OK – hands up. I admit it. Yesterday I may have been too hasty to blame the European row on Russian and Putin, when there is increasing evidence that the Ukrainians are to partly to blame too.
You could argue that the other countries in Europe are also to blame. Despite these annual spats between Ukraine and Russia, which someone yesterday pointed out have been going on since the early nineties, they have failed to diversify away from Russian gas and the Ukrainian route.
There is increasiny evidence that the EU’s proposed solution to the crisis is flawed too. The main pipeline that is due to be built to avoid Gazprom’s grip is way behind schedule, with some even questioning whether the economics stack up.

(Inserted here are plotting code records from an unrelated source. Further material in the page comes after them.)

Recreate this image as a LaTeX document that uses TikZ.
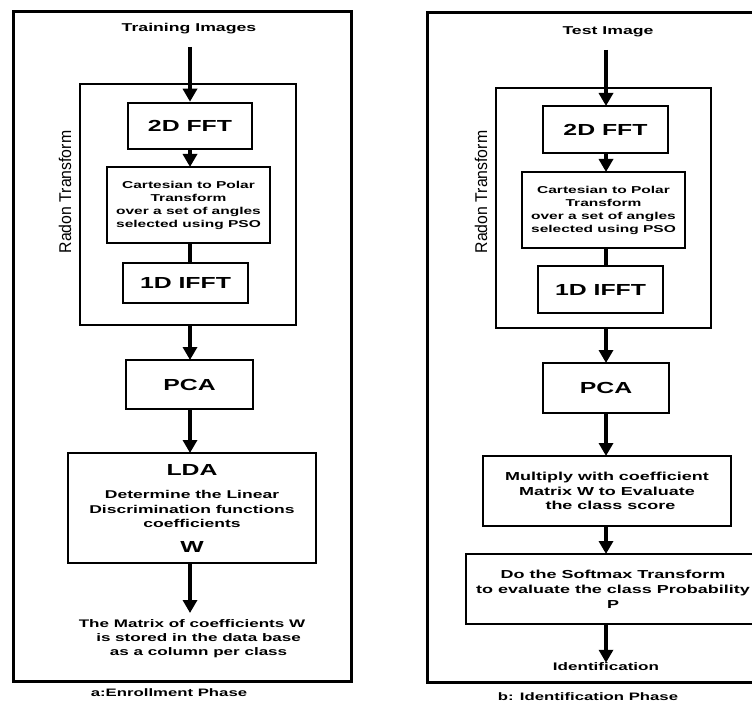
\documentclass[tikz,border=0pt]{standalone}
\usepackage{fontspec}
\setmainfont[FakeStretch=1.55]{Liberation Sans}
\newfontfamily\narrowfont[FakeStretch=0.93]{Liberation Sans}
\usetikzlibrary{arrows.meta}
\begin{document}
\begin{tikzpicture}[x=1pt,y=-1pt,
  frame/.style={draw,line width=3pt},
  box/.style={draw,line width=2.5pt,inner sep=0pt,align=center,font=\bfseries\fontsize{16}{18}\selectfont},
  thinbox/.style={draw,line width=1.5pt,inner sep=0pt,align=center,font=\bfseries\fontsize{10}{13}\selectfont},
  txtbox/.style={draw,line width=2.5pt,inner sep=0pt,align=center,font=\bfseries\fontsize{11.6}{14.8}\selectfont},
  lbl/.style={inner sep=0pt,align=center,font=\bfseries\fontsize{11}{14}\selectfont},
  radonlbl/.style={inner sep=0pt,rotate=90,font=\narrowfont\fontsize{17}{19}\selectfont},
  flow/.style={line width=4pt,-{Triangle[width=14pt,length=13pt]}},
  link/.style={line width=4pt}
]
\useasboundingbox (0,0) rectangle (752,703);
\fill[white] (0,0) rectangle (752,703);
% ---------------- Left panel ----------------
\node[frame,minimum width=338pt,minimum height=669pt,inner sep=0pt] (outerA) at (182,346.5) {};
\node[lbl,font=\bfseries\fontsize{11.4}{14}\selectfont] (trainimg) at (189,29) {Training Images};
\node[draw,line width=2.5pt,minimum width=216pt,minimum height=241pt,inner sep=0pt] (radonA) at (188,204.5) {};
\node[radonlbl] (radonlblA) at (65,192) {Radon Transform};
\node[box,minimum width=124pt,minimum height=46pt] (fftA) at (190,126) {2D FFT};
\node[thinbox,minimum width=163pt,minimum height=76pt] (cartA) at (188.5,205) {Cartesian to Polar\\Transform\\over a set of angles\\selected using PSO};
\node[box,minimum width=125pt,minimum height=40pt] (ifftA) at (185.5,283) {1D IFFT};
\node[box,minimum width=127pt,minimum height=49pt] (pcaA) at (189.5,384.5) {PCA};
\node[draw,line width=2.5pt,minimum width=248pt,minimum height=110pt,inner sep=0pt] (ldaA) at (192,508) {};
\node[inner sep=0pt,font=\bfseries\fontsize{16}{18}\selectfont] (ldatitle) at (192,470) {LDA};
\node[lbl,font=\bfseries\fontsize{11.3}{14.3}\selectfont] (ldabody) at (192,509) {Determine the Linear\\Discrimination functions\\coefficients};
\node[inner sep=0pt,font=\bfseries\fontsize{16}{18}\selectfont] (ldaw) at (192,547) {W};
\node[lbl] (storeA) at (192,639) {The Matrix of coefficients W\\\hspace*{1.2em}is stored in the data base\\\hspace*{1.2em}as a column per class};
\coordinate (endA) at (190,613);
\node[lbl,font=\bfseries\fontsize{10.8}{12}\selectfont] (capA) at (169,693) {a:Enrollment Phase};
% connectors left
\coordinate (startA) at (190,47);
\draw[flow] (startA) -- (startA |- fftA.north);
\draw[flow] (190,149) -- (190,167);
\draw[link] (190,243) -- (190,263);
\draw[flow] (190,325) -- (190,360);
\draw[flow] (190,409) -- (190,453);
\draw[flow] (190,563) -- (endA);
% ---------------- Right panel ----------------
\node[frame,minimum width=343pt,minimum height=669pt,inner sep=0pt] (outerB) at (598.5,347.5) {};
\node[lbl,font=\bfseries\fontsize{11.4}{14}\selectfont] (testimg) at (608,32) {Test Image};
\node[draw,line width=2.5pt,minimum width=215pt,minimum height=240pt,inner sep=0pt] (radonB) at (603.5,208) {};
\node[radonlbl] (radonlblB) at (481,192) {Radon Transform};
\node[box,minimum width=125pt,minimum height=47pt] (fftB) at (605.5,129.5) {2D FFT};
\node[thinbox,minimum width=163pt,minimum height=76pt] (cartB) at (603.5,210) {Cartesian to Polar\\Transform\\over a set of angles\\selected using PSO};
\node[box,minimum width=125pt,minimum height=47pt] (ifftB) at (600.5,289.5) {1D IFFT};
\node[box,minimum width=126pt,minimum height=50pt] (pcaB) at (606,388) {PCA};
\node[txtbox,minimum width=248pt,minimum height=70pt] (multB) at (607,491) {Multiply with coefficient\\Matrix W to Evaluate\\\hspace*{0.6em}the class score};
\node[txtbox,minimum width=294pt,minimum height=70pt] (softB) at (613,589) {Do the Softmax Transform\\to evaluate the class Probability\\P};
\node[lbl] (identB) at (606,667) {Identification};
\node[lbl,font=\bfseries\fontsize{10.8}{12}\selectfont] (capB) at (588,697) {b: Identification Phase};
% connectors right
\coordinate (startB) at (606,50);
\draw[flow] (startB) -- (606,106);
\draw[flow] (606,153) -- (606,172);
\draw[link] (606,248) -- (606,266);
\draw[flow] (606,328) -- (606,363);
\draw[flow] (606,413) -- (606,456);
\draw[flow] (606,526) -- (606,554);
\draw[flow] (606,624) -- (identB.north);
\end{tikzpicture}
\end{document}
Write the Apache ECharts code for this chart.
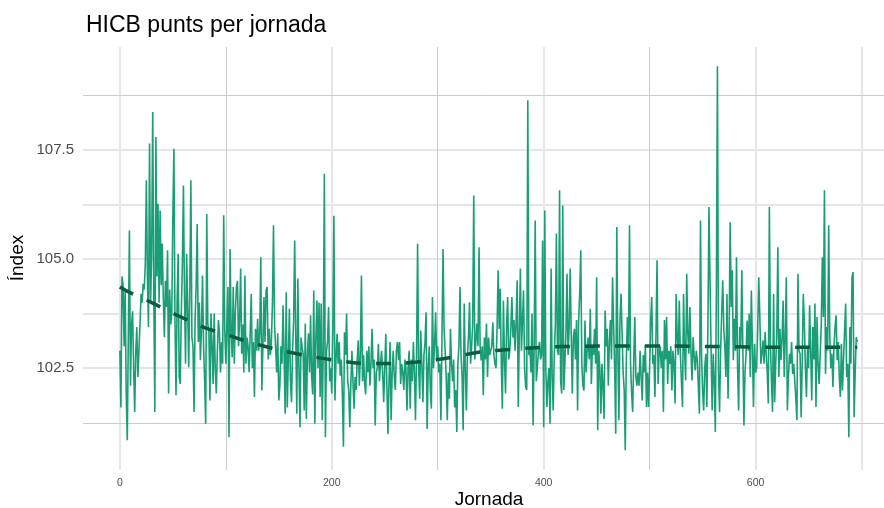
<!DOCTYPE html>
<html>
<head>
<meta charset="utf-8">
<script src="https://cdn.jsdelivr.net/npm/echarts@6/dist/echarts.min.js"></script>
<style>
  html, body { margin: 0; padding: 0; background: #ffffff; }
  #chart { width: 884px; height: 508px; }
</style>
</head>
<body>
<div id="chart"></div>
<script>
// Daily HICB index value, one entry per jornada (starting at 0)
const hicb = [
  102.9, 101.6, 104.6, 104.4, 103.0, 104.3, 101.9, 100.85, 103.3, 105.65,
  102.1, 103.5, 103.8, 102.5, 101.5, 102.9, 103.44, 102.3, 102.9, 103.5,
  104.2, 104.0, 104.43, 104.3, 104.9, 106.8, 104.6, 103.44, 107.64, 104.0,
  105.1, 108.36, 104.2, 101.5, 107.79, 104.6, 106.26, 104.0, 106.11, 104.4,
  105.35, 104.1, 103.21, 104.5, 103.9, 105.2, 101.92, 104.3, 103.5, 103.75,
  106.0, 107.52, 103.6, 101.88, 104.0, 105.12, 102.3, 102.14, 103.8, 104.9,
  106.68, 104.1, 102.6, 105.12, 103.9, 102.52, 104.3, 106.8, 103.2, 103.0,
  101.5, 103.6, 104.4, 105.8, 103.1, 104.0, 102.68, 103.4, 104.62, 103.0,
  102.2, 101.23, 106.03, 103.5, 103.36, 101.76, 103.75, 103.0, 102.14, 103.75,
  102.5, 101.92, 102.9, 103.6, 103.29, 102.4, 103.1, 102.6, 106.0, 103.4,
  102.6, 103.5, 104.36, 100.92, 105.23, 103.4, 102.75, 104.36, 102.6, 103.8,
  104.36, 104.5, 103.0, 103.6, 104.78, 102.83, 103.5, 102.4, 104.62, 102.6,
  103.2, 103.0, 102.41, 103.3, 104.2, 102.5, 103.1, 101.84, 103.4, 102.9,
  103.63, 102.9, 103.3, 105.04, 101.99, 103.0, 104.13, 103.1, 104.28, 104.36,
  102.7, 103.4, 102.8, 103.1, 104.0, 105.77, 103.5, 102.98, 102.4, 103.3,
  101.76, 102.1, 103.0, 102.6, 103.94, 102.8, 101.46, 104.24, 101.6, 102.7,
  103.86, 102.2, 101.72, 102.9, 103.6, 105.42, 103.2, 101.46, 104.55, 102.5,
  101.15, 103.2, 102.98, 102.83, 101.53, 103.52, 101.34, 102.8, 103.3, 102.4,
  103.71, 102.3, 101.9, 104.28, 101.23, 103.2, 104.05, 102.5, 104.0, 101.84,
  103.98, 101.31, 103.0, 106.95, 100.92, 102.9, 103.1, 103.9, 102.2, 102.5,
  101.92, 103.4, 105.99, 101.76, 102.7, 103.29, 102.6, 103.1, 102.33, 102.7,
  101.9, 100.7, 103.32, 102.8, 103.75, 102.2, 102.0, 101.15, 102.14, 102.9,
  102.2, 101.57, 102.3, 102.0, 102.7, 103.14, 102.1, 102.8, 104.62, 102.2,
  102.8, 102.14, 101.9, 102.9, 102.4, 103.0, 102.1, 102.6, 103.4, 102.5,
  102.7, 101.19, 102.4, 102.5, 103.06, 102.2, 102.6, 102.9, 102.4, 101.72,
  102.5, 103.29, 102.1, 100.99, 102.2, 103.1, 101.31, 102.4, 102.9, 102.3,
  102.0, 102.9, 103.1, 102.68, 103.1, 102.14, 102.6, 102.4, 102.0, 102.7,
  102.5, 101.53, 102.5, 102.9, 101.57, 102.7, 102.2, 103.1, 102.4, 101.31,
  102.8, 105.35, 102.5, 101.8, 103.36, 102.6, 101.72, 102.8, 103.1, 103.78,
  101.11, 102.5, 103.0, 102.0, 101.57, 104.13, 102.5, 103.0, 103.78, 102.7,
  103.0, 102.4, 102.6, 101.31, 103.2, 105.23, 103.4, 102.9, 102.3, 101.31,
  102.4, 101.8, 103.4, 102.6, 102.2, 102.7, 101.6, 102.0, 101.04, 102.6,
  103.0, 104.36, 102.8, 102.3, 101.08, 103.98, 102.5, 101.53, 102.8, 103.2,
  104.01, 102.6, 103.0, 103.5, 106.45, 102.7, 102.68, 103.52, 103.0, 105.27,
  103.0, 102.68, 103.0, 101.88, 103.2, 102.7, 103.52, 102.3, 103.2, 102.8,
  102.83, 103.0, 103.55, 102.8, 102.6, 102.5, 103.4, 104.74, 103.4, 104.32,
  102.6, 101.57, 104.05, 102.7, 101.92, 103.5, 104.13, 102.7, 102.9, 103.4,
  104.13, 103.2, 103.6, 102.9, 103.6, 104.51, 101.61, 103.3, 104.78, 102.9,
  102.9, 104.28, 102.5, 102.07, 102.0, 108.63, 102.8, 103.0, 102.4, 103.75,
  101.19, 103.0, 105.88, 102.2, 102.5, 102.9, 103.1, 102.7, 102.8, 105.42,
  101.15, 106.11, 102.5, 101.61, 102.2, 102.5, 101.23, 104.78, 102.3, 101.53,
  102.8, 103.5, 105.58, 102.9, 102.8, 106.57, 102.2, 101.92, 106.22, 102.0,
  102.6, 103.3, 104.66, 102.8, 103.4, 104.78, 103.3, 101.92, 103.2, 103.4,
  102.7, 103.6, 101.53, 103.6, 104.2, 105.2, 102.6, 102.1, 101.99, 103.59,
  102.4, 102.9, 103.2, 102.7, 103.86, 102.14, 103.0, 102.8, 103.4, 102.6,
  104.58, 101.08, 102.9, 102.5, 101.46, 102.6, 102.1, 101.34, 103.82, 103.0,
  103.4, 102.1, 103.1, 103.6, 102.7, 104.58, 103.5, 102.5, 101.0, 105.73,
  102.8, 101.31, 103.6, 104.2, 104.2, 102.4, 102.0, 100.62, 102.7, 103.67,
  102.9, 105.77, 102.6, 101.92, 101.5, 102.7, 103.67, 102.3, 102.1, 102.4,
  102.1, 102.9, 102.3, 101.76, 102.8, 102.4, 103.02, 101.61, 102.4, 101.61,
  102.5, 103.59, 104.13, 102.6, 102.8, 101.84, 103.3, 104.97, 102.14, 102.9,
  103.0, 102.5, 102.9, 101.5, 103.6, 102.7, 103.67, 102.14, 102.9, 102.6,
  103.0, 101.99, 102.9, 102.6, 101.69, 104.2, 103.2, 102.8, 104.05, 102.83,
  102.2, 101.61, 104.2, 102.9, 102.22, 104.66, 103.3, 102.83, 103.9, 102.9,
  102.22, 103.21, 102.8, 102.45, 102.9, 102.68, 102.68, 101.46, 105.88, 102.8,
  101.99, 101.53, 102.5, 102.83, 101.61, 103.5, 106.19, 104.51, 102.9, 101.53,
  102.83, 102.2, 101.04, 104.36, 109.41, 102.4, 101.5, 102.9, 103.75, 104.51,
  103.4, 102.98, 102.3, 104.2, 101.8, 103.2, 105.84, 103.9, 104.74, 102.68,
  103.63, 102.9, 105.04, 102.5, 101.53, 103.44, 103.0, 104.74, 102.9, 101.19,
  102.4, 102.83, 103.59, 102.9, 103.75, 102.3, 104.28, 103.0, 101.61, 103.06,
  102.4, 102.52, 103.4, 104.58, 103.67, 102.6, 102.83, 103.14, 102.6, 103.33,
  102.83, 102.4, 101.69, 106.19, 103.06, 102.2, 101.5, 104.2, 101.72, 102.6,
  103.29, 105.27, 102.3, 103.4, 102.68, 103.2, 104.05, 102.3, 103.2, 104.58,
  101.53, 102.3, 102.83, 102.6, 103.1, 102.37, 102.6, 102.2, 101.8, 101.31,
  104.66, 102.9, 102.83, 101.38, 102.6, 104.2, 103.59, 102.5, 101.84, 102.98,
  102.5, 103.94, 102.9, 101.76, 103.44, 102.7, 103.98, 101.61, 103.67, 102.6,
  102.14, 102.83, 103.5, 105.04, 103.67, 106.57, 102.37, 103.44, 102.9, 105.77,
  103.29, 102.5, 102.83, 102.07, 103.0, 103.44, 103.71, 102.68, 103.1, 102.3,
  101.84, 103.06, 101.99, 102.7, 103.36, 103.98, 102.3, 102.6, 100.92, 103.44,
  102.6, 104.58, 104.7, 101.38, 102.4, 103.21, 103.1
];

// Smoothed trend of the index (jornada, value)
const trendDays   = [0, 12, 30, 55, 80, 100, 115, 140, 165, 190, 210, 230, 255, 280, 300, 320, 340, 370, 400, 430, 460, 500, 540, 580, 620, 660, 696];
const trendValues = [104.36, 104.2, 104.0, 103.7, 103.43, 103.28, 103.15, 102.98, 102.84, 102.73, 102.66, 102.61, 102.61, 102.64, 102.7, 102.78, 102.87, 102.93, 102.98, 103.0, 103.01, 103.01, 103.0, 102.99, 102.98, 102.98, 102.98];

// Axis breaks
const xLabelTicks = [0, 200, 400, 600];
const xSoftGrid   = [0, 200, 400, 600, 700];
const xCrispGrid  = [100, 300, 500];
const yLabelTicks = [102.5, 105.0, 107.5];
const ySoftGrid   = [102.5, 103.75, 105.0, 106.25, 107.5];
const yCrispGrid  = [101.25, 108.75];

const FONT = '"Liberation Sans", Arial, Helvetica, sans-serif';
const SOFT_GRID = { color: '#e6e6e6', width: 2, type: 'solid' };
const CRISP_GRID = { color: '#cbcbcb', width: 1, type: 'solid' };

const chart = echarts.init(document.getElementById('chart'), null, { renderer: 'canvas' });

const gridLines = [];
xSoftGrid.forEach(v => gridLines.push({ xAxis: v, lineStyle: SOFT_GRID }));
ySoftGrid.forEach(v => gridLines.push({ yAxis: v, lineStyle: SOFT_GRID }));
xCrispGrid.forEach(v => gridLines.push({ xAxis: v, lineStyle: CRISP_GRID }));
yCrispGrid.forEach(v => gridLines.push({ yAxis: v, lineStyle: CRISP_GRID }));

chart.setOption({
  animation: false,
  backgroundColor: '#ffffff',
  title: {
    text: 'HICB punts per jornada',
    left: 81,
    top: 9,
    textStyle: { fontFamily: FONT, fontSize: 23, fontWeight: 'normal', color: '#000000' }
  },
  grid: { left: 83, right: 0, top: 47, bottom: 38, containLabel: false },
  xAxis: {
    type: 'value',
    min: -34.8,
    max: 721.2,
    axisLine: { show: false },
    axisTick: { show: false },
    splitLine: { show: false },
    axisLabel: {
      customValues: xLabelTicks,
      margin: 8,
      fontFamily: FONT,
      fontSize: 10.5,
      color: '#4d4d4d',
      showMinLabel: true,
      showMaxLabel: true
    }
  },
  yAxis: {
    type: 'value',
    min: 100.17,
    max: 109.85,
    axisLine: { show: false },
    axisTick: { show: false },
    splitLine: { show: false },
    axisLabel: {
      customValues: yLabelTicks,
      margin: 9,
      fontFamily: FONT,
      fontSize: 15,
      color: '#4d4d4d',
      formatter: v => v.toFixed(1)
    }
  },
  graphic: [
    {
      type: 'text',
      x: 489, y: 500,
      style: { text: 'Jornada', font: '19px ' + FONT, fill: '#000000', textAlign: 'center', textVerticalAlign: 'middle' }
    },
    {
      type: 'text',
      x: 18, y: 258,
      rotation: Math.PI / 2,
      style: { text: 'Índex', font: '19px ' + FONT, fill: '#000000', textAlign: 'center', textVerticalAlign: 'middle' }
    }
  ],
  series: [
    {
      name: 'grid',
      type: 'line',
      data: [],
      z: 0,
      silent: true,
      markLine: {
        z: 0,
        silent: true,
        symbol: 'none',
        label: { show: false },
        animation: false,
        data: gridLines
      }
    },
    {
      name: 'HICB',
      type: 'line',
      data: hicb.map((v, i) => [i, v]),
      showSymbol: false,
      z: 3,
      lineStyle: { color: '#1b9e77', width: 1.6 },
      itemStyle: { color: '#1b9e77' }
    },
    {
      name: 'tendència',
      type: 'line',
      data: trendDays.map((d, i) => [d, trendValues[i]]),
      smooth: 0.5,
      showSymbol: false,
      z: 6,
      lineStyle: { color: '#0b5b3f', width: 3.5, type: [15, 15] }
    }
  ]
});
</script>
</body>
</html>
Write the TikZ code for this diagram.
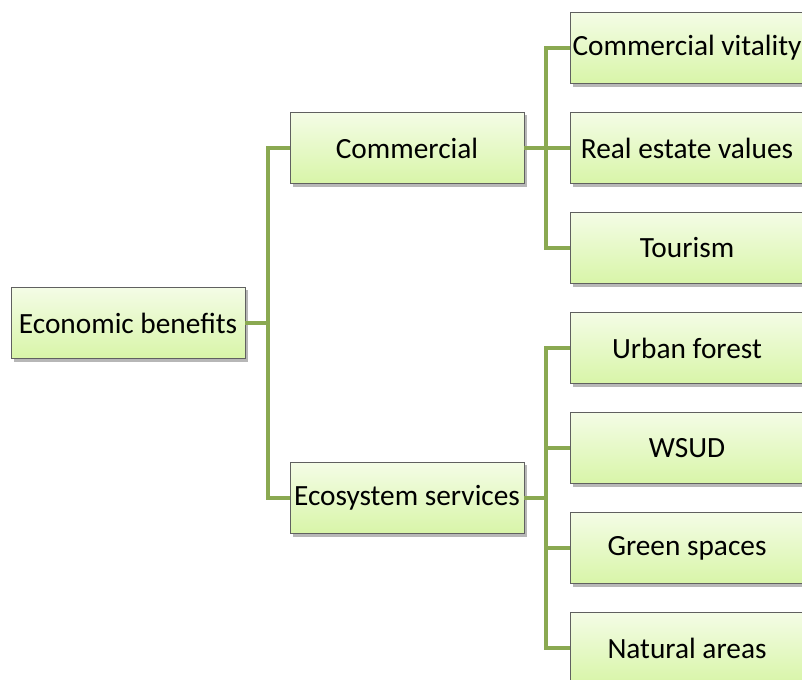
\documentclass[tikz,border=0pt]{standalone}
\usepackage{fontspec}
\setmainfont{Carlito}
\usetikzlibrary{shadows}

\begin{document}
\begin{tikzpicture}[x=0.75pt,y=-0.75pt,
    box/.style={draw=gray!75!black, line width=0.5pt,
        top color=box_top, bottom color=box_bottom,
        minimum width=175.5pt, minimum height=53.5pt, inner sep=0pt,
        font=\fontsize{22}{24}\selectfont,
        drop shadow={shadow xshift=2.2pt, shadow yshift=-2.2pt, opacity=0.4, fill=black!70}},
    branch/.style={draw=line_green, line width=3pt}]
    \definecolor{box_top}{HTML}{F4FCE6}
    \definecolor{box_bottom}{HTML}{D8F5A8}
    \definecolor{line_green}{HTML}{8AA951}
    %\draw[help lines,step=50] (0,0) grid (802,680);
    \useasboundingbox (0,0) rectangle (802,680);

    \node[box] (benefits) at (128,323) {Economic benefits};

    \node[box] (commercial) at (407,148) {Commercial};
    \node[box] (ecosystem) at (407,498) {Ecosystem services};

    \node[box] (leaf0) at (687,48) {Commercial vitality};
    \node[box] (leaf1) at (687,148) {Real estate values};
    \node[box] (leaf2) at (687,248) {Tourism};
    \node[box] (leaf3) at (687,348) {Urban forest};
    \node[box] (leaf4) at (687,448) {WSUD};
    \node[box] (leaf5) at (687,548) {Green spaces};
    \node[box] (leaf6) at (687,648) {Natural areas};

    \coordinate (split0) at (268,323);
    \coordinate (split1) at (546,148);
    \coordinate (split2) at (546,498);

    \draw[branch] (benefits.east) -- (split0);
    \draw[branch] (commercial.west) -| (split0) |- (ecosystem.west);
    \draw[branch] (commercial.east) -- (split1);
    \draw[branch] (leaf0.west) -| (split1) |- (leaf2.west);
    \draw[branch] (split1) -- (leaf1.west);
    \draw[branch] (ecosystem.east) -- (split2);
    \draw[branch] (leaf3.west) -| (split2) |- (leaf6.west);
    \draw[branch] (split2) |- (leaf4.west);
    \draw[branch] (split2) |- (leaf5.west);
\end{tikzpicture}
\end{document}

The pipeline is named after a Verdi opera. Called the Nabucco, the 2,400 mile pipeline will link the gasfields of Azerbaijan to Western Europe without passing through either Russia or Ukraine.
The first stage from Austria to Turkey is meant to be completed in 2013, but construction has yet to start (it was meant to start two years ago). There are also questions whether the pipeline will ever be economically viable – its cost stands at 8 billion Euros – and whether there will ever be enough gas to fill it. Some say not enough gas will be found to fill it completely until 2020.
In a completely ironic twist, some analysts are saying the only way it will be viable is by transporting Russian gas, which kind of defeats the object of the original pipeline.
An article in today’s Guardian newspaper quotes an industry source that says: “This is an attempt at reverse engineering in pipeline development. Usually you find the resource and then you build a pipeline. With Nabucco it’s the other way round.”
Pierre Noël, an energy analyst at the European Council on Foreign Relations, tells the paper: “This is a project that does not exist except in the minds of Brussels bureaucrats. They think you can build a pipeline and then the gas will flow. It’s simply not credible.”
Adding to the woes of the Brussels beaurocrats who dream of a non-Russian and non-Ukrainian pipeline is Turkey. The Turks are apparently insisting on 15% of the gas at discounted prices, a demand that would wreck Nabucco financially. Some reports say they also just want to use it for themselves and not let it transit their country at all.
And even if the political, economic and environmental problems are sorted out, it will still be providing less than 10 per cent of Europe’s needs. Does it make sense to you?